# British cars to match Roundhouse live steam



## csinc (Jun 8, 2008)

I just ordered a roundhouse bertie. Anyone have some suggestions on where to get some british style cars that are smaller to pull behind it?


----------



## Rod Fearnley (Jan 2, 2008)

www.[b]brandbright[/b].co.uk


----------



## tacfoley (Jan 3, 2008)

and IP Engineering - www.ipengineering.co.uk

and Garden Railway Specilaists - www.grsuk.com

and, readyto-roll - Accucraft.uk - this range you can get hold of in the USA from a number of dealers...

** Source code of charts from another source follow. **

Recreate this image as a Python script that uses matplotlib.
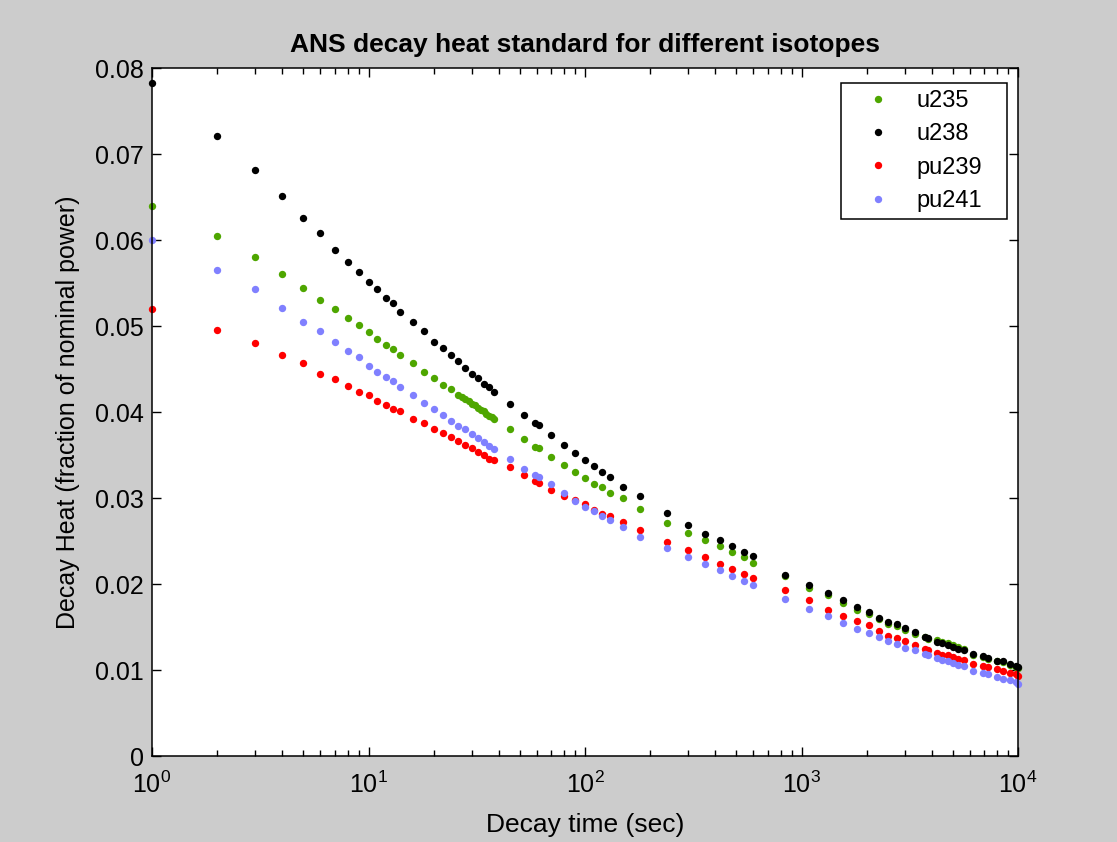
import numpy as np
import matplotlib
matplotlib.use('Agg')
import matplotlib.pyplot as plt
from matplotlib.ticker import FuncFormatter, LogLocator

plt.rcParams['font.family'] = ['Liberation Sans', 'DejaVu Sans']
plt.rcParams['mathtext.default'] = 'regular'

# decay times (s) and decay heat (fraction of nominal power)
time_s = [1, 2, 3, 4, 5, 6, 7, 8, 9, 10, 11, 12, 13, 14,
          16, 18, 20, 22, 24, 26, 28, 30, 32, 34, 36, 38,
          45, 52, 59, 61, 70, 80, 90, 100, 110, 120, 130, 150, 180,
          240, 300, 360, 420, 480, 540, 600,
          840, 1080, 1320, 1560, 1800, 2040, 2280, 2520, 2760, 3000,
          3340, 3720, 3850, 4210, 4440, 4740, 5020, 5300, 5630,
          6220, 6910, 7290, 7970, 8550, 9180, 9760, 10000]

u235 = [0.0640, 0.0605, 0.0580, 0.0561, 0.0545, 0.0531, 0.0520, 0.0510, 0.0501, 0.0493,
        0.0485, 0.0478, 0.0473, 0.0466,
        0.0457, 0.0447, 0.0440, 0.0432, 0.0427, 0.0420, 0.0415, 0.0410, 0.0405, 0.0401, 0.0396, 0.0392,
        0.0381, 0.0369, 0.0360, 0.0358, 0.0348, 0.0338, 0.0331, 0.0324, 0.0317, 0.0313, 0.0306, 0.0300, 0.0287,
        0.0271, 0.0260, 0.0251, 0.0244, 0.0237, 0.0232, 0.0225,
        0.0209, 0.0196, 0.0187, 0.0178, 0.0170, 0.0165, 0.0159, 0.0154, 0.0151, 0.0147,
        0.0142, 0.0138, 0.0136, 0.0135, 0.0133, 0.0131, 0.0129, 0.0127, 0.0125,
        0.0118, 0.0115, 0.0113, 0.0110, 0.0109, 0.0106, 0.0104, 0.0102]

u238 = [0.0783, 0.0721, 0.0682, 0.0652, 0.0626, 0.0608, 0.0589, 0.0575, 0.0563, 0.0552,
        0.0543, 0.0533, 0.0527, 0.0517,
        0.0505, 0.0494, 0.0482, 0.0475, 0.0466, 0.0459, 0.0452, 0.0444, 0.0440, 0.0433, 0.0429, 0.0424,
        0.0410, 0.0397, 0.0388, 0.0385, 0.0373, 0.0362, 0.0353, 0.0344, 0.0337, 0.0330, 0.0325, 0.0313, 0.0302,
        0.0283, 0.0269, 0.0258, 0.0251, 0.0244, 0.0237, 0.0233,
        0.0211, 0.0199, 0.0190, 0.0181, 0.0173, 0.0167, 0.0161, 0.0156, 0.0153, 0.0149,
        0.0144, 0.0139, 0.0137, 0.0133, 0.0131, 0.0129, 0.0127, 0.0125, 0.0123,
        0.0119, 0.0116, 0.0114, 0.0111, 0.0110, 0.0107, 0.0105, 0.0103]

pu239 = [0.0520, 0.0496, 0.0480, 0.0466, 0.0457, 0.0445, 0.0439, 0.0431, 0.0424, 0.0420,
         0.0413, 0.0408, 0.0404, 0.0401,
         0.0392, 0.0388, 0.0381, 0.0376, 0.0371, 0.0366, 0.0362, 0.0358, 0.0354, 0.0350, 0.0346, 0.0344,
         0.0336, 0.0327, 0.0320, 0.0318, 0.0310, 0.0303, 0.0298, 0.0293, 0.0286, 0.0282, 0.0279, 0.0272, 0.0263,
         0.0249, 0.0240, 0.0231, 0.0223, 0.0218, 0.0212, 0.0207,
         0.0193, 0.0181, 0.0170, 0.0163, 0.0157, 0.0152, 0.0145, 0.0140, 0.0137, 0.0134,
         0.0129, 0.0125, 0.0123, 0.0120, 0.0118, 0.0117, 0.0115, 0.0113, 0.0112,
         0.0107, 0.0105, 0.0103, 0.0101, 0.0099, 0.0097, 0.0095, 0.0093]

pu241 = [0.0600, 0.0566, 0.0543, 0.0521, 0.0505, 0.0494, 0.0482, 0.0471, 0.0464, 0.0454,
         0.0447, 0.0441, 0.0436, 0.0429,
         0.0420, 0.0411, 0.0404, 0.0397, 0.0390, 0.0384, 0.0381, 0.0375, 0.0370, 0.0365, 0.0361, 0.0357,
         0.0346, 0.0334, 0.0327, 0.0325, 0.0316, 0.0306, 0.0297, 0.0290, 0.0285, 0.0279, 0.0274, 0.0267, 0.0255,
         0.0242, 0.0232, 0.0223, 0.0216, 0.0209, 0.0204, 0.0199,
         0.0183, 0.0171, 0.0163, 0.0155, 0.0148, 0.0143, 0.0139, 0.0134, 0.0130, 0.0126,
         0.0123, 0.0119, 0.0117, 0.0114, 0.0112, 0.0110, 0.0108, 0.0106, 0.0105,
         0.0099, 0.0096, 0.0095, 0.0092, 0.0090, 0.0088, 0.0086, 0.0084]

# extra u235 points where the green dots run together
u235_extra_t = [27, 29, 31, 33, 35, 37]
u235_extra = [0.0418, 0.0413, 0.0408, 0.0403, 0.0398, 0.0394]

series = [('u235', u235, '#4ea600'),
          ('u238', u238, '#000000'),
          ('pu239', pu239, '#ff0000'),
          ('pu241', pu241, '#8080ff')]

W, H = 1117, 842
fig = plt.figure(figsize=(W / 100, H / 100), dpi=100, facecolor='#cccccc')
ax = fig.add_axes([152 / W, 1 - 756 / H, (1018 - 152) / W, (756 - 68.4) / H])
ax.set_facecolor('white')

for name, vals, col in series:
    ax.plot(time_s, vals, 'o', ms=5.3, mew=0, color=col, label=name, clip_on=False)
    if name == 'u235':
        ax.plot(u235_extra_t, u235_extra, 'o', ms=5.3, mew=0, color=col, clip_on=False)

ax.set_xscale('log')
ax.set_xlim(1, 1e4)
ax.set_ylim(0, 0.08)
ax.set_yticks(np.arange(0, 0.081, 0.01))
ax.yaxis.set_major_formatter(FuncFormatter(lambda v, p: '%g' % round(v, 3)))
ax.xaxis.set_minor_locator(LogLocator(base=10, subs=np.arange(2, 10), numticks=20))

ax.tick_params(which='both', direction='in', top=True, right=True, labelsize=18, width=1)
ax.tick_params(which='major', length=6.5)
ax.tick_params(which='minor', length=4)
ax.tick_params(axis='y', which='major', pad=6)
ax.tick_params(axis='x', which='major', pad=11)
for s in ax.spines.values():
    s.set_linewidth(1.1)

ax.set_title('ANS decay heat standard for different isotopes', fontsize=19, fontweight='bold', pad=12)
ax.set_xlabel('Decay time (sec)', fontsize=19, labelpad=11)
ax.set_ylabel('Decay Heat (fraction of nominal power)', fontsize=18, labelpad=11)

leg = ax.legend(loc='upper left', bbox_to_anchor=(841 / W, 1 - 222 / H, 166 / W, 139 / H),
                bbox_transform=fig.transFigure, mode='expand',
                borderaxespad=0, fontsize=17, frameon=True, fancybox=False, framealpha=1,
                edgecolor='black', numpoints=1, handlelength=2.5, handletextpad=0.4,
                borderpad=0.3, labelspacing=0.48, markerscale=1.0)
leg.get_frame().set_linewidth(1.1)

fig.savefig('out.png', dpi=100, facecolor=fig.get_facecolor())
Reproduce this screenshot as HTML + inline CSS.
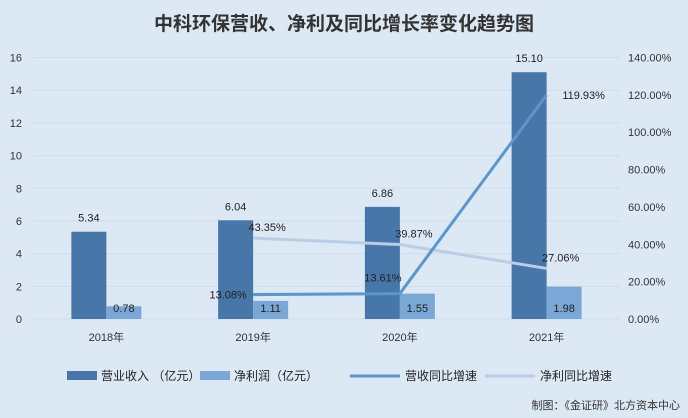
<!DOCTYPE html>
<html><head><meta charset="utf-8"><style>
body{margin:0;background:#dde8f5;}
svg{display:block;font-family:"Liberation Sans","Noto Sans CJK SC",sans-serif;}
</style></head><body>
<svg id="c" width="688" height="418">
<rect width="688" height="418" fill="#dde8f5"/>
<text x="344" y="30" text-anchor="middle" font-size="19" font-weight="bold" fill="#333">中科环保营收、净利及同比增长率变化趋势图</text>
<g id="plot"></g>
<g font-size="12" fill="#222">
<rect x="67" y="371" width="30" height="9" fill="#4677a8"/>
<text x="101" y="380">营业收入 （亿元）</text>
<rect x="200" y="371" width="30" height="9" fill="#7ba7d7"/>
<text x="234" y="380">净利润（亿元）</text>
<line x1="350" y1="376" x2="400" y2="376" stroke="#5b97cc" stroke-width="3"/>
<text x="405" y="380">营收同比增速</text>
<line x1="485" y1="376" x2="535" y2="376" stroke="#b9cde6" stroke-width="3"/>
<text x="540" y="380">净利同比增速</text>
</g>
<text x="680" y="409" text-anchor="end" font-size="11" fill="#333">制图：《金证研》北方资本中心</text>
</svg>
<script>
const categories=["2018年","2019年","2020年","2021年"];
const revenue=[5.34,6.04,6.86,15.10];
const profit=[0.78,1.11,1.55,1.98];
const revGrowth=[null,13.08,13.61,119.93];
const profitGrowth=[null,43.35,39.87,27.06];
const leftTicks=[0,2,4,6,8,10,12,14,16];
const rightTicks=[0,20,40,60,80,100,120,140];
const NS="http://www.w3.org/2000/svg";
const g=document.getElementById('plot');
const X0=33,X1=620,Y0=319,Y1=57.5;
const band=(X1-X0)/categories.length;
const cx=i=>X0+band*(i+0.5);
const yL=v=>Y0-(v/16)*(Y0-Y1);
const yR=v=>Y0-(v/140)*(Y0-Y1);
function el(t,a,txt){const e=document.createElementNS(NS,t);for(const k in a)e.setAttribute(k,a[k]);if(txt!=null)e.textContent=txt;g.appendChild(e);return e;}
leftTicks.forEach(v=>{
 const l=el('line',{x1:X0,x2:X1,y1:yL(v),y2:yL(v),stroke:'#cfdceb','stroke-width':1});
 
 
 const t=el('text',{x:22,y:yL(v)+4,'text-anchor':'end','font-size':11,fill:'#333'},v);
 
 
});
rightTicks.forEach(v=>{
 const t=el('text',{x:628,y:yR(v)+4,'font-size':11,fill:'#333'},v.toFixed(2)+'%');
 
 
});
const bw=35;
categories.forEach((c,i)=>{
 const x=cx(i);
 const b=el('rect',{x:x-bw,y:yL(revenue[i]),width:bw,height:Y0-yL(revenue[i]),fill:'#4677a8'});
 
 
 const p=el('rect',{x:x,y:yL(profit[i]),width:bw,height:Y0-yL(profit[i]),fill:'#7ba7d7'});
 
 
 const t1=el('text',{x:x-bw/2,y:yL(revenue[i])-10,'text-anchor':'middle','font-size':11,fill:'#222'},revenue[i].toFixed(2));
 
 
 const t2=el('text',{x:x+bw/2,y:Y0-7,'text-anchor':'middle','font-size':11,fill:'#222'},profit[i].toFixed(2));
 
 
 const xl=el('text',{x:x,y:341,'text-anchor':'middle','font-size':11,fill:'#333'},c);
 
 
});
function line(arr,color,name){
 const pts=[];arr.forEach((v,i)=>{if(v!=null)pts.push(cx(i)+','+yR(v));});
 const l=el('polyline',{points:pts.join(' '),fill:'none',stroke:color,'stroke-width':3});
 
 
}
line(profitGrowth,'#b9cde6','line-profit-growth');
line(revGrowth,'#5b97cc','line-revenue-growth');
const rdx=[0,-25,-17,37], rdy=[0,4,-12,4];
revGrowth.forEach((v,i)=>{if(v==null)return;
 const t=el('text',{x:cx(i)+rdx[i],y:yR(v)+rdy[i],'text-anchor':'middle','font-size':11,fill:'#222'},v.toFixed(2)+'%');
 
 
});
profitGrowth.forEach((v,i)=>{if(v==null)return;
 const t=el('text',{x:cx(i)+14,y:yR(v)-7,'text-anchor':'middle','font-size':11,fill:'#222'},v.toFixed(2)+'%');
 
 
});
</script>
</body></html>
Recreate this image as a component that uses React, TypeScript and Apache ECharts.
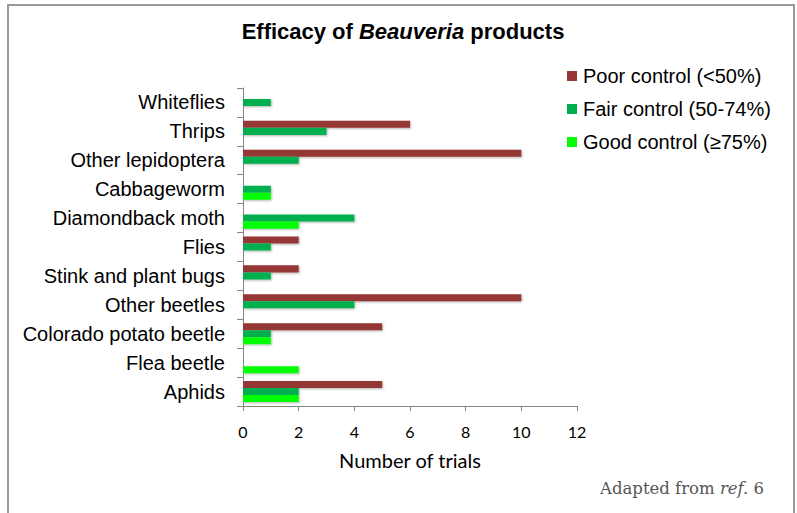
import React, { useEffect, useRef } from "react";
import * as echarts from "echarts";

const categories = [
  "Aphids",
  "Flea beetle",
  "Colorado potato beetle",
  "Other beetles",
  "Stink and plant bugs",
  "Flies",
  "Diamondback moth",
  "Cabbageworm",
  "Other lepidoptera",
  "Thrips",
  "Whiteflies",
];
const poorControl = [5, 0, 5, 10, 2, 2, 0, 0, 10, 6, 0];
const fairControl = [2, 0, 1, 4, 1, 1, 4, 1, 2, 3, 1];
const goodControl = [2, 2, 1, 0, 0, 0, 2, 1, 0, 0, 0];
const seriesNames = ["Poor control (<50%)", "Fair control (50-74%)", "Good control (≥75%)"];
const xTicks = [0, 2, 4, 6, 8, 10, 12];

export default function App() {
  const ref = useRef<HTMLDivElement>(null);
  useEffect(() => {
    if (!ref.current) return;
    const chart = echarts.init(ref.current, null, { renderer: "svg" });
    const shadow = {
      shadowColor: "rgba(0,0,0,0.3)",
      shadowBlur: 2,
      shadowOffsetX: 1,
      shadowOffsetY: 1,
    };
    const mk = (name: string, data: number[], color: string) => ({
      name,
      type: "bar",
      data: data.map((v) => (v === 0 ? null : v)),
      barGap: "0%",
      barCategoryGap: "27%",
      itemStyle: { color, ...shadow },
    });
    chart.setOption({
      animation: false,
      backgroundColor: "#fff",
      title: {
        text: "{a|Efficacy of }{b|Beauveria}{a| products}",
        left: 398,
        textAlign: "center",
        top: 15,
        textStyle: {
          rich: {
            a: { fontFamily: "Liberation Sans, Arial", fontWeight: "bold", fontSize: 22, color: "#000" },
            b: { fontFamily: "Liberation Sans, Arial", fontWeight: "bold", fontStyle: "italic", fontSize: 22, color: "#000" },
          },
        },
      },
      legend: {
        orient: "vertical",
        left: 562,
        top: 61,
        itemWidth: 10,
        itemHeight: 10,
        itemGap: 13,
        icon: "rect",
        data: seriesNames,
        textStyle: { fontFamily: "Liberation Sans, Arial", fontSize: 20, color: "#000", padding: [0, 0, 0, 1] },
      },
      grid: { left: 243, right: 220, top: 88, bottom: 107, containLabel: false },
      xAxis: {
        type: "value",
        min: 0,
        max: 12,
        interval: 2,
        name: "Number of trials",
        nameLocation: "middle",
        nameGap: 44,
        nameTextStyle: { fontFamily: "Lato", fontSize: 20, color: "#000" },
        axisLine: { show: true, lineStyle: { color: "#868686" } },
        axisTick: { show: true, length: 5, lineStyle: { color: "#868686" } },
        axisLabel: {
          fontFamily: "Lato",
          fontSize: 16,
          color: "#000",
          margin: 17,
          formatter: (v: number) => (xTicks.includes(v) ? String(v) : ""),
        },
        splitLine: { show: false },
      },
      yAxis: {
        type: "category",
        data: categories,
        axisLine: { show: true, lineStyle: { color: "#868686" } },
        axisTick: { show: true, length: 6, lineStyle: { color: "#868686" } },
        axisLabel: { fontFamily: "Liberation Sans, Arial", fontSize: 20, color: "#000", margin: 18 },
      },
      graphic: [
        {
          type: "rect",
          shape: { x: 8, y: 5, width: 786, height: 530 },
          style: { fill: "none", stroke: "#9a9a9a", lineWidth: 2 },
          silent: true,
        },
        {
          type: "text",
          left: 600,
          top: 480,
          style: {
            text: "{a|Adapted from }{b|ref.}{a| 6}",
            rich: {
              a: { fontFamily: "DejaVu Serif", fontSize: 16.5, fill: "#555" },
              b: { fontFamily: "DejaVu Serif", fontStyle: "italic", fontSize: 16.5, fill: "#555" },
            },
          },
        },
      ],
      series: [
        mk(seriesNames[0], poorControl, "#953735"),
        mk(seriesNames[1], fairControl, "#00B050"),
        mk(seriesNames[2], goodControl, "#00FF00"),
      ],
    });
    return () => chart.dispose();
  }, []);
  return (
    <div
      ref={ref}
      style={{ position: "absolute", left: 0, top: 0, width: 797, height: 513 }}
    />
  );
}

and loads of others, but that lot will get you started......

tac
www.ovgrs.org


----------



## davidarf (Jan 2, 2008)

Perfect World also do some very nice kits - http://www.perfworld.freeserve.co.uk/ 


http://www.perfworld.freeserve.co.uk/


----------



## tacfoley (Jan 3, 2008)

Posted By davidarf on 11/05/2008 12:54 AM
Perfect World also do some very nice kits - http://www.perfworld.freeserve.co.uk/ 


http://www.perfworld.freeserve.co.uk/

THAT's the first one I put down, but I couldn't find the website. Their passenger coaches are VERY nice, but are quite fragile.

tac
www.ovgrs.org


----------



## csinc (Jun 8, 2008)

The stuff from IP engineering looks pretty cool, but it all seems to be 64 mm which does not work for me since I use 45 mm. Too bad.


----------



## tacfoley (Jan 3, 2008)

Posted By csinc on 11/05/2008 12:35 PM
The stuff from IP engineering looks pretty cool, but it all seems to be 64 mm which does not work for me since I use 45 mm. Too bad.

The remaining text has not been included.